YOUR GOAL:
Find each line holding the word "this" and give the number of such lines, nothing else.

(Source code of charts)
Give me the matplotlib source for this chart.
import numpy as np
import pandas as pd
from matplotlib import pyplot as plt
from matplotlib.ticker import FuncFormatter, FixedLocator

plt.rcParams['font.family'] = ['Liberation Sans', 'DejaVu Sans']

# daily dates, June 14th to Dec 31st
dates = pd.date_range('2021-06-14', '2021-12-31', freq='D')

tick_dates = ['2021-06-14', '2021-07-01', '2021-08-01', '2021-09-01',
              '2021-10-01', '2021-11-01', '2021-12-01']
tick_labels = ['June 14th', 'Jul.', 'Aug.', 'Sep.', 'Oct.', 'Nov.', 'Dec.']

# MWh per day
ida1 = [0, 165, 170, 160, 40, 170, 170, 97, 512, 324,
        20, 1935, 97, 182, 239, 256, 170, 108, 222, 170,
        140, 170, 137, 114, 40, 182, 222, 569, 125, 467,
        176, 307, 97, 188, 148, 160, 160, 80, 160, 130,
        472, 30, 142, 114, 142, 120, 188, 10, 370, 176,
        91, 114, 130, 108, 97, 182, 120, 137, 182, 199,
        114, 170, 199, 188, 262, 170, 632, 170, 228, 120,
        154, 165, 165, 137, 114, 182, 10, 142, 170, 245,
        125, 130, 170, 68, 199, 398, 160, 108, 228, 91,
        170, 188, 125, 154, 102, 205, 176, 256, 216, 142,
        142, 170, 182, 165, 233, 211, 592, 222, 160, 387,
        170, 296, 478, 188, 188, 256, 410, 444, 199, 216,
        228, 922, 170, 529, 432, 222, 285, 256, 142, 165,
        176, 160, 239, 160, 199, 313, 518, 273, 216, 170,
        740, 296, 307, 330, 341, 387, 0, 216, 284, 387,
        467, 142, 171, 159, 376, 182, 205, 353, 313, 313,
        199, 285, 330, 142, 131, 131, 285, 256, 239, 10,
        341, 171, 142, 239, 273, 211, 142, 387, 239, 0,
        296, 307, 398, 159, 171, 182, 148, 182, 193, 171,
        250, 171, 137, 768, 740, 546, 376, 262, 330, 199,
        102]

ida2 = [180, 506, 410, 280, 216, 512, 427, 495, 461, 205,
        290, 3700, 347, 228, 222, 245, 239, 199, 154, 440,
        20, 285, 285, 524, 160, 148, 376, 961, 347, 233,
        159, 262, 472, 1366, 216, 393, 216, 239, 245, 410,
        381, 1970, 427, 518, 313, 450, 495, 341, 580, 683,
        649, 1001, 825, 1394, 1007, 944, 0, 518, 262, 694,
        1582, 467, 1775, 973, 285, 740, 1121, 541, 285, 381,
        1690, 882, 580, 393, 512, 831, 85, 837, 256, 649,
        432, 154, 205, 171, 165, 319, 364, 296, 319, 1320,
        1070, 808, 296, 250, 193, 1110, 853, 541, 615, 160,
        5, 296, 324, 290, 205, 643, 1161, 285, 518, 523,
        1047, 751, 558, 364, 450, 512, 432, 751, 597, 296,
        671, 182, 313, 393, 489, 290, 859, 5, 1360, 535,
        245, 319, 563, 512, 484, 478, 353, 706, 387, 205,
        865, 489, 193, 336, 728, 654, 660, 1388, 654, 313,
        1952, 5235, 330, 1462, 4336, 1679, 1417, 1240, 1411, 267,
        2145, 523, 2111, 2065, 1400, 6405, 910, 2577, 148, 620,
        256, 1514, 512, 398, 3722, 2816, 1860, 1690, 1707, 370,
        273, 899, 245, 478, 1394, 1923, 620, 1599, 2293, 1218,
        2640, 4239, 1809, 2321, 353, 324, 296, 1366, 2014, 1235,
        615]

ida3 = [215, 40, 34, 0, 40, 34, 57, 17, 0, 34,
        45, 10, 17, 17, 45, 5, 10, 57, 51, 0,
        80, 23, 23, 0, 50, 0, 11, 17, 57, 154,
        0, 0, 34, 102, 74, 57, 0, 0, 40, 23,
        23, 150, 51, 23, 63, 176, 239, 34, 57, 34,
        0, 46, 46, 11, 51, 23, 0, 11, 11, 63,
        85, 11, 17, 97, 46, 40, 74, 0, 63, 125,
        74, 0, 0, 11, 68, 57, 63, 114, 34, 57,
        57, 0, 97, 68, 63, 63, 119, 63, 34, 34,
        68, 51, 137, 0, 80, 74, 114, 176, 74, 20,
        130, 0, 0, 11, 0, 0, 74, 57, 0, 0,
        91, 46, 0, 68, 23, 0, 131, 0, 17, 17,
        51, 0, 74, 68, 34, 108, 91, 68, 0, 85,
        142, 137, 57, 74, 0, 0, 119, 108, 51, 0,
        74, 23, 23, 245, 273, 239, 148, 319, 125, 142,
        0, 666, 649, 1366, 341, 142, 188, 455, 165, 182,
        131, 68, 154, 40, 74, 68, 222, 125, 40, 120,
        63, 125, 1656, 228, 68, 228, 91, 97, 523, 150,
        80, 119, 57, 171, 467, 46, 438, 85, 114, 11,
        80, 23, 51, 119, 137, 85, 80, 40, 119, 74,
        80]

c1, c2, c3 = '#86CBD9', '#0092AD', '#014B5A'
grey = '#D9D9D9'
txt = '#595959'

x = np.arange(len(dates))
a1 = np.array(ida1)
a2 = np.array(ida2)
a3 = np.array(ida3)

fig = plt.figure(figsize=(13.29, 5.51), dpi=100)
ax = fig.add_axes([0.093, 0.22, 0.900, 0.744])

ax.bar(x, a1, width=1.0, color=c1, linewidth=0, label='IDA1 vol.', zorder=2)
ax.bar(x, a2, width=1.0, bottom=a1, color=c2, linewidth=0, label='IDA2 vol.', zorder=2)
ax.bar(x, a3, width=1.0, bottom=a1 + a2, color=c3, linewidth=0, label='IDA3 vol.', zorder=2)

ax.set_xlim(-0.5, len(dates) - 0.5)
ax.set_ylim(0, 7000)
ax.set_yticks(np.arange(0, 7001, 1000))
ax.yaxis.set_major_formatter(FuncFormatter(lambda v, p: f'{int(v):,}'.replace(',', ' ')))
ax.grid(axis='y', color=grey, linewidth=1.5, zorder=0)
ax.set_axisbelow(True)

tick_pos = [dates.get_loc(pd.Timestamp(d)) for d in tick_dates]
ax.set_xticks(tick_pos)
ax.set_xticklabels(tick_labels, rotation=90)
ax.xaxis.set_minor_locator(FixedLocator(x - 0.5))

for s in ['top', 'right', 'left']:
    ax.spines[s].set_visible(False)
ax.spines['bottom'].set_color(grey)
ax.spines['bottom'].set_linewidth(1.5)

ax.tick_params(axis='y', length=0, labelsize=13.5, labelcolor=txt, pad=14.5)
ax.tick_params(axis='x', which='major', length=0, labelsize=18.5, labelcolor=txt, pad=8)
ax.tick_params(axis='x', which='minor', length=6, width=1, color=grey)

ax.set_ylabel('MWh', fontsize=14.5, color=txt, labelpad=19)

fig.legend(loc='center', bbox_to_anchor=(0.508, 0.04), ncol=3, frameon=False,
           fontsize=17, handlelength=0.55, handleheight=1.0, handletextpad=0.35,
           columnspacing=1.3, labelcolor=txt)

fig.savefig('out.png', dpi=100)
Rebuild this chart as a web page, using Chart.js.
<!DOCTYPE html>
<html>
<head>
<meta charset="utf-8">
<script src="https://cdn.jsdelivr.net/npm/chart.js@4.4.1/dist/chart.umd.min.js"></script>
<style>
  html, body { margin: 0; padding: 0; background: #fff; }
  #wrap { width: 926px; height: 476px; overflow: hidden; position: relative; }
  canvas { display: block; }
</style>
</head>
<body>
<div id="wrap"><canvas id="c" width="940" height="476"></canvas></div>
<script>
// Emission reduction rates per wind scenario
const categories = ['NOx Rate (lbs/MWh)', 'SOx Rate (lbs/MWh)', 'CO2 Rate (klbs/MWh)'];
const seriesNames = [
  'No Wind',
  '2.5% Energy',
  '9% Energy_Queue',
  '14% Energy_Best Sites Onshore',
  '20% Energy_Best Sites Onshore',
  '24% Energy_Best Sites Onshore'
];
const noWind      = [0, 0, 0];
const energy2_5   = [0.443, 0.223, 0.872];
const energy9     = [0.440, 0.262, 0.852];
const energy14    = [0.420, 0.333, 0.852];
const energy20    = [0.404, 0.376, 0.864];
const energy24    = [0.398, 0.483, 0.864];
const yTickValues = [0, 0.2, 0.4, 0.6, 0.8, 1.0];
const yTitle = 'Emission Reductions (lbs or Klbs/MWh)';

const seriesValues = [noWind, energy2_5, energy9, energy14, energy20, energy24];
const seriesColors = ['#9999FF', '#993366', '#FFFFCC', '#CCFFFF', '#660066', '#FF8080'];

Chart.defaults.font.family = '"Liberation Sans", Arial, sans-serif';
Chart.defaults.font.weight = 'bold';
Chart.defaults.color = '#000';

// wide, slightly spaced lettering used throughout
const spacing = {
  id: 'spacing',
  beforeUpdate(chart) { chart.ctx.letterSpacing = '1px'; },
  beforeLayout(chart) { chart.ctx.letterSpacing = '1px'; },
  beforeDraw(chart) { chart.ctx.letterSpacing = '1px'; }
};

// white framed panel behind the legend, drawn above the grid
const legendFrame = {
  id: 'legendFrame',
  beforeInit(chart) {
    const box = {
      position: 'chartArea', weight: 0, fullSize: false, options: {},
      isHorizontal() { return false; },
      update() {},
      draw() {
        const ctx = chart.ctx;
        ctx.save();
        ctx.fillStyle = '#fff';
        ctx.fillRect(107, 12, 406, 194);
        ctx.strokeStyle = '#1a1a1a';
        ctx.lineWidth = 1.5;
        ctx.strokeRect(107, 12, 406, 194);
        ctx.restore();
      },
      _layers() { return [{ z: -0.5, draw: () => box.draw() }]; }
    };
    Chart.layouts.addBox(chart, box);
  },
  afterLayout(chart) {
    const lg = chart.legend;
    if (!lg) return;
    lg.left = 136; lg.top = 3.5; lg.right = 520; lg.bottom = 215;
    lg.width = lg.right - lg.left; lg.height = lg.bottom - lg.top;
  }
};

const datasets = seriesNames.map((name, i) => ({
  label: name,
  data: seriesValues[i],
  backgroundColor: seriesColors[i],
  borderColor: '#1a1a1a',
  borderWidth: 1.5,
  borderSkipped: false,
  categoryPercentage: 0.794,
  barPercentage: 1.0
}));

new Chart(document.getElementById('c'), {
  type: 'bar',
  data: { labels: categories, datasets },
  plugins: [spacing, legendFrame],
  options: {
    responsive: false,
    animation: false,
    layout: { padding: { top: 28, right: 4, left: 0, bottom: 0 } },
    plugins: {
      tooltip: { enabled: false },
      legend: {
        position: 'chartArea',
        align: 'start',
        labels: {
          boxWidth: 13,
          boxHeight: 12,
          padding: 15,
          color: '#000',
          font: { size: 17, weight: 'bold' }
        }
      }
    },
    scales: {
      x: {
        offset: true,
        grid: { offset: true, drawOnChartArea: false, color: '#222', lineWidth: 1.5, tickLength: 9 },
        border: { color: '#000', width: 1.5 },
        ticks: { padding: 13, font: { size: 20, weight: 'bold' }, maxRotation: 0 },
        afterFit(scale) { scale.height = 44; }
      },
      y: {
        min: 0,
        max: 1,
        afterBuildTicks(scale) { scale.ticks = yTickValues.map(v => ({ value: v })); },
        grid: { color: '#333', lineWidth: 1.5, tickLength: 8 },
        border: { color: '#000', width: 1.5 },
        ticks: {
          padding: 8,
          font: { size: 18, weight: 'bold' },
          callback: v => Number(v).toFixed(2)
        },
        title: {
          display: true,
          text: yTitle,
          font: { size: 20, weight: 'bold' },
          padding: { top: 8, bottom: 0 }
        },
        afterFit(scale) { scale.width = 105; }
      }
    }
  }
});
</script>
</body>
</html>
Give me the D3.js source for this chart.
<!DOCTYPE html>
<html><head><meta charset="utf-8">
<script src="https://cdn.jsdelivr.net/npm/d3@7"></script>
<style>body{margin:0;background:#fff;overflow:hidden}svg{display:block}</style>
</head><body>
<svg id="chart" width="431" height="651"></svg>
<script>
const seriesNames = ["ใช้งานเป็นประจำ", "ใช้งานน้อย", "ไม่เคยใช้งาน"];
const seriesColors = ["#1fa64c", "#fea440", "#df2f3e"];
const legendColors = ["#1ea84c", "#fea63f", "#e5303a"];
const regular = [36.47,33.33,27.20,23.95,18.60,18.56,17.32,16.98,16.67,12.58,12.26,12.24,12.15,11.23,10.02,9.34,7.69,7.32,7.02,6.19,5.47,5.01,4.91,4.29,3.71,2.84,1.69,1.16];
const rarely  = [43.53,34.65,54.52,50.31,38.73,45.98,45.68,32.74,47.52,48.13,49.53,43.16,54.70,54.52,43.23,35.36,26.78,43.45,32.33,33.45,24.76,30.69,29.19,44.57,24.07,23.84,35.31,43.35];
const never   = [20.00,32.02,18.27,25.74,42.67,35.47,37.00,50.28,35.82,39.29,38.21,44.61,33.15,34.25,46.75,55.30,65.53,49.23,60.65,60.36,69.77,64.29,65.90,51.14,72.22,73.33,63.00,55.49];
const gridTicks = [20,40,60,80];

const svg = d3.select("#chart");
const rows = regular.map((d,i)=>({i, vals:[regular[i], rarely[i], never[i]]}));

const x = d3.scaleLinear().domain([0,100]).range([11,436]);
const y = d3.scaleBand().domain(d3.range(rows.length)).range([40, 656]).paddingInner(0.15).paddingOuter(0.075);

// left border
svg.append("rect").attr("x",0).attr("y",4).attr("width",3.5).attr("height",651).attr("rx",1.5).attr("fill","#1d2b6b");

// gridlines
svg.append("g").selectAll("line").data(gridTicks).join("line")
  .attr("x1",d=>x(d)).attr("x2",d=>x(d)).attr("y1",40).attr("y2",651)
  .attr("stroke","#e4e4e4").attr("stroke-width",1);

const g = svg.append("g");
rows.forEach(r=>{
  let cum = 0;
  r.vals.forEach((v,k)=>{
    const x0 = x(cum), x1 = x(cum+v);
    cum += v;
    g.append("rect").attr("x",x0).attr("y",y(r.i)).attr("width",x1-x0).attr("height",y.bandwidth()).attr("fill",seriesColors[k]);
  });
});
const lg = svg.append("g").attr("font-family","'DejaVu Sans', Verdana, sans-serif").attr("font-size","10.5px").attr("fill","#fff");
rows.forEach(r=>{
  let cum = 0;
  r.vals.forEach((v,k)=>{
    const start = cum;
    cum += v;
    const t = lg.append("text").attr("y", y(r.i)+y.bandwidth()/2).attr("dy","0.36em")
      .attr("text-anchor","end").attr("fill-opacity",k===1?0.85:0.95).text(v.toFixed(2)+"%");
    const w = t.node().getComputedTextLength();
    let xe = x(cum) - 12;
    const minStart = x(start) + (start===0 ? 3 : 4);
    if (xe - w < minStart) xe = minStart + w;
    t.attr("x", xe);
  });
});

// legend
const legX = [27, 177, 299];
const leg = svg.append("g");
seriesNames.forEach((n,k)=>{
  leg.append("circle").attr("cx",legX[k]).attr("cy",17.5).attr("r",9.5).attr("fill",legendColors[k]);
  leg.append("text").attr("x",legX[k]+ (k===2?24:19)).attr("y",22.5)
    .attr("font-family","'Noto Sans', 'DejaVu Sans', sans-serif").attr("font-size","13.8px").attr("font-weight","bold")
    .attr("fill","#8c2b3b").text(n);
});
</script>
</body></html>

OUTPUT:
3